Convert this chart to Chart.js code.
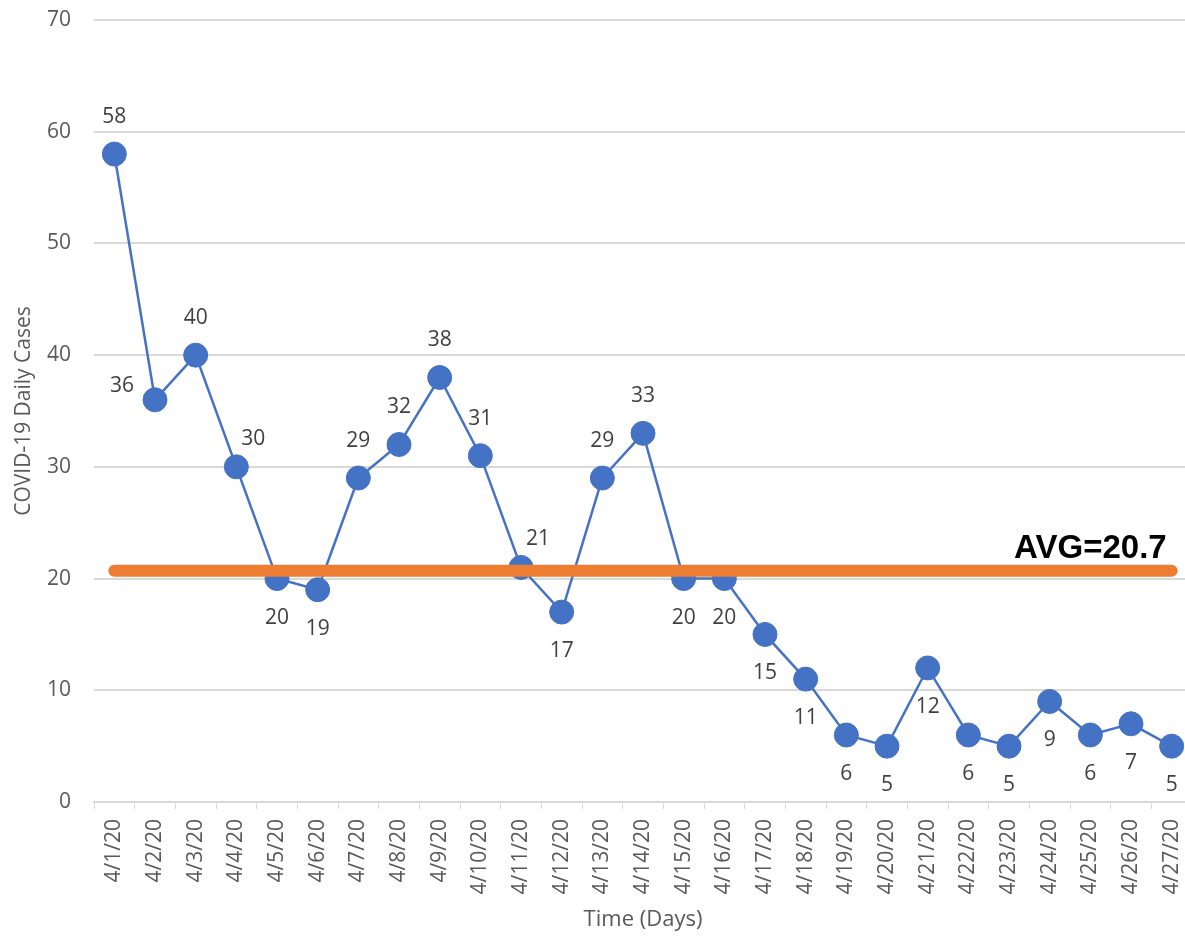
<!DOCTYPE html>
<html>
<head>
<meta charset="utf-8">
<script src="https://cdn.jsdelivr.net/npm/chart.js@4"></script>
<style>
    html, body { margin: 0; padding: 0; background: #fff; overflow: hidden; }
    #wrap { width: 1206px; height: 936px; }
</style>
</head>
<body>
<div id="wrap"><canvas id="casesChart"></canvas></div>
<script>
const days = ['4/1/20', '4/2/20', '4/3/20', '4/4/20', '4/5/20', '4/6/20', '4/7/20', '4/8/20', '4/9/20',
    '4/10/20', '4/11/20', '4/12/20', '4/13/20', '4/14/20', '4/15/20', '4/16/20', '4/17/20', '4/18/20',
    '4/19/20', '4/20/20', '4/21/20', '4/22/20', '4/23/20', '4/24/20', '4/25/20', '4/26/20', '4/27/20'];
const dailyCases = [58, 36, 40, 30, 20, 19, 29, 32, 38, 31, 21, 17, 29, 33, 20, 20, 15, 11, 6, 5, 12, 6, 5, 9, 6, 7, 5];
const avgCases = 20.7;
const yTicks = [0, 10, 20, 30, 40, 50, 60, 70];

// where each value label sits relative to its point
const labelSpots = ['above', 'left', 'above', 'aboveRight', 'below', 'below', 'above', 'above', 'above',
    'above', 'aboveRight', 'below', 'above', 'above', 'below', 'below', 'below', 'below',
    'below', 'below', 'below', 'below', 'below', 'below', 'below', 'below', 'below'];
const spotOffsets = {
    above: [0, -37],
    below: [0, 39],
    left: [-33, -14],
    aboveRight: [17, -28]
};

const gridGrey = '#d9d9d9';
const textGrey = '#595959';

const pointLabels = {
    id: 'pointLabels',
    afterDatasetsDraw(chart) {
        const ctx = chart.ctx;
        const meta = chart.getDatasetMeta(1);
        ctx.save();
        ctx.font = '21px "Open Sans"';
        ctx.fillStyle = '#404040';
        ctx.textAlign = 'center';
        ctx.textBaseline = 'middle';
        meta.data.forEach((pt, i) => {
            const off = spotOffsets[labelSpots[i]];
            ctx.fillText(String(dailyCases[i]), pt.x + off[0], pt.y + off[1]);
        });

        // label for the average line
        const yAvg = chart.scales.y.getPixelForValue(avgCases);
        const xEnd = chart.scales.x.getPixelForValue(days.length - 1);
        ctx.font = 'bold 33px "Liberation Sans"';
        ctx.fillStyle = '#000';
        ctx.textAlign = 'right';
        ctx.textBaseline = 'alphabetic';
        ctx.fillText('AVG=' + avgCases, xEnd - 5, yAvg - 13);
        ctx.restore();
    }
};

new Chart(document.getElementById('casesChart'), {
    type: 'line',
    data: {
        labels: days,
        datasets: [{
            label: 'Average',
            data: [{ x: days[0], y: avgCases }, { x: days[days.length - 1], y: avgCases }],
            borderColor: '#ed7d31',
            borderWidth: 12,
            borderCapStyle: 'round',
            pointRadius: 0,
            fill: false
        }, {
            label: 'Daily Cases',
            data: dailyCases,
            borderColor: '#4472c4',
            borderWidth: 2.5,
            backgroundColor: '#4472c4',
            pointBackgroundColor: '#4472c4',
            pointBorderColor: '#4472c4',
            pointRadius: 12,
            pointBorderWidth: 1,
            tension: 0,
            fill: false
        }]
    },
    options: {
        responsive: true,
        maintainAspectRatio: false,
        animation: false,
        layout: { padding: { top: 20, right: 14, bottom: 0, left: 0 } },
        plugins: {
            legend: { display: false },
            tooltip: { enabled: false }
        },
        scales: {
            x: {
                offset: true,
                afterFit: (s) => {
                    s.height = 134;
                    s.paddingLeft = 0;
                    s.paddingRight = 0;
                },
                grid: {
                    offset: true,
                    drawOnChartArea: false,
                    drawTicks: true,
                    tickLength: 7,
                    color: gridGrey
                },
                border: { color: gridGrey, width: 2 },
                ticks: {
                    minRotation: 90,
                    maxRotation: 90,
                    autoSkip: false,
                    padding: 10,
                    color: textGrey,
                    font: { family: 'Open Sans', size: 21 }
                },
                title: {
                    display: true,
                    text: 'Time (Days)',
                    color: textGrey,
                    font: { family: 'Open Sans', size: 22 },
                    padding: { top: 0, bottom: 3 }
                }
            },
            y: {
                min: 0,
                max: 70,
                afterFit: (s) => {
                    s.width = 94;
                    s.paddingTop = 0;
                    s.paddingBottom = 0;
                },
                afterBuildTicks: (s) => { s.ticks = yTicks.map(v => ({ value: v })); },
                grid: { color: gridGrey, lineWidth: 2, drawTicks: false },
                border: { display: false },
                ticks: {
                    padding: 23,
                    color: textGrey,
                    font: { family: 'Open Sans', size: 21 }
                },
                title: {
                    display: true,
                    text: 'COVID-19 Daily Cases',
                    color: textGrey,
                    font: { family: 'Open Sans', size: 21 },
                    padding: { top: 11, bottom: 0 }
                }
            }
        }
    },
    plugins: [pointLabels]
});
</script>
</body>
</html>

PROBLEM. All the lines above are to be reproduced exactly, except the pictures.

ANSWER TO THE TASK.
Convert this chart to Chart.js code.
<!DOCTYPE html>
<html>
<head>
<meta charset="utf-8">
<script src="https://cdn.jsdelivr.net/npm/chart.js@4"></script>
<style>
    html, body { margin: 0; padding: 0; background: #fff; overflow: hidden; }
    #wrap { width: 1206px; height: 936px; }
</style>
</head>
<body>
<div id="wrap"><canvas id="casesChart"></canvas></div>
<script>
const days = ['4/1/20', '4/2/20', '4/3/20', '4/4/20', '4/5/20', '4/6/20', '4/7/20', '4/8/20', '4/9/20',
    '4/10/20', '4/11/20', '4/12/20', '4/13/20', '4/14/20', '4/15/20', '4/16/20', '4/17/20', '4/18/20',
    '4/19/20', '4/20/20', '4/21/20', '4/22/20', '4/23/20', '4/24/20', '4/25/20', '4/26/20', '4/27/20'];
const dailyCases = [58, 36, 40, 30, 20, 19, 29, 32, 38, 31, 21, 17, 29, 33, 20, 20, 15, 11, 6, 5, 12, 6, 5, 9, 6, 7, 5];
const avgCases = 20.7;
const yTicks = [0, 10, 20, 30, 40, 50, 60, 70];

// where each value label sits relative to its point
const labelSpots = ['above', 'left', 'above', 'aboveRight', 'below', 'below', 'above', 'above', 'above',
    'above', 'aboveRight', 'below', 'above', 'above', 'below', 'below', 'below', 'below',
    'below', 'below', 'below', 'below', 'below', 'below', 'below', 'below', 'below'];
const spotOffsets = {
    above: [0, -37],
    below: [0, 39],
    left: [-33, -14],
    aboveRight: [17, -28]
};

const gridGrey = '#d9d9d9';
const textGrey = '#595959';

const pointLabels = {
    id: 'pointLabels',
    afterDatasetsDraw(chart) {
        const ctx = chart.ctx;
        const meta = chart.getDatasetMeta(1);
        ctx.save();
        ctx.font = '21px "Open Sans"';
        ctx.fillStyle = '#404040';
        ctx.textAlign = 'center';
        ctx.textBaseline = 'middle';
        meta.data.forEach((pt, i) => {
            const off = spotOffsets[labelSpots[i]];
            ctx.fillText(String(dailyCases[i]), pt.x + off[0], pt.y + off[1]);
        });

        // label for the average line
        const yAvg = chart.scales.y.getPixelForValue(avgCases);
        const xEnd = chart.scales.x.getPixelForValue(days.length - 1);
        ctx.font = 'bold 33px "Liberation Sans"';
        ctx.fillStyle = '#000';
        ctx.textAlign = 'right';
        ctx.textBaseline = 'alphabetic';
        ctx.fillText('AVG=' + avgCases, xEnd - 5, yAvg - 13);
        ctx.restore();
    }
};

new Chart(document.getElementById('casesChart'), {
    type: 'line',
    data: {
        labels: days,
        datasets: [{
            label: 'Average',
            data: [{ x: days[0], y: avgCases }, { x: days[days.length - 1], y: avgCases }],
            borderColor: '#ed7d31',
            borderWidth: 12,
            borderCapStyle: 'round',
            pointRadius: 0,
            fill: false
        }, {
            label: 'Daily Cases',
            data: dailyCases,
            borderColor: '#4472c4',
            borderWidth: 2.5,
            backgroundColor: '#4472c4',
            pointBackgroundColor: '#4472c4',
            pointBorderColor: '#4472c4',
            pointRadius: 12,
            pointBorderWidth: 1,
            tension: 0,
            fill: false
        }]
    },
    options: {
        responsive: true,
        maintainAspectRatio: false,
        animation: false,
        layout: { padding: { top: 20, right: 14, bottom: 0, left: 0 } },
        plugins: {
            legend: { display: false },
            tooltip: { enabled: false }
        },
        scales: {
            x: {
                offset: true,
                afterFit: (s) => {
                    s.height = 134;
                    s.paddingLeft = 0;
                    s.paddingRight = 0;
                },
                grid: {
                    offset: true,
                    drawOnChartArea: false,
                    drawTicks: true,
                    tickLength: 7,
                    color: gridGrey
                },
                border: { color: gridGrey, width: 2 },
                ticks: {
                    minRotation: 90,
                    maxRotation: 90,
                    autoSkip: false,
                    padding: 10,
                    color: textGrey,
                    font: { family: 'Open Sans', size: 21 }
                },
                title: {
                    display: true,
                    text: 'Time (Days)',
                    color: textGrey,
                    font: { family: 'Open Sans', size: 22 },
                    padding: { top: 0, bottom: 3 }
                }
            },
            y: {
                min: 0,
                max: 70,
                afterFit: (s) => {
                    s.width = 94;
                    s.paddingTop = 0;
                    s.paddingBottom = 0;
                },
                afterBuildTicks: (s) => { s.ticks = yTicks.map(v => ({ value: v })); },
                grid: { color: gridGrey, lineWidth: 2, drawTicks: false },
                border: { display: false },
                ticks: {
                    padding: 23,
                    color: textGrey,
                    font: { family: 'Open Sans', size: 21 }
                },
                title: {
                    display: true,
                    text: 'COVID-19 Daily Cases',
                    color: textGrey,
                    font: { family: 'Open Sans', size: 21 },
                    padding: { top: 11, bottom: 0 }
                }
            }
        }
    },
    plugins: [pointLabels]
});
</script>
</body>
</html>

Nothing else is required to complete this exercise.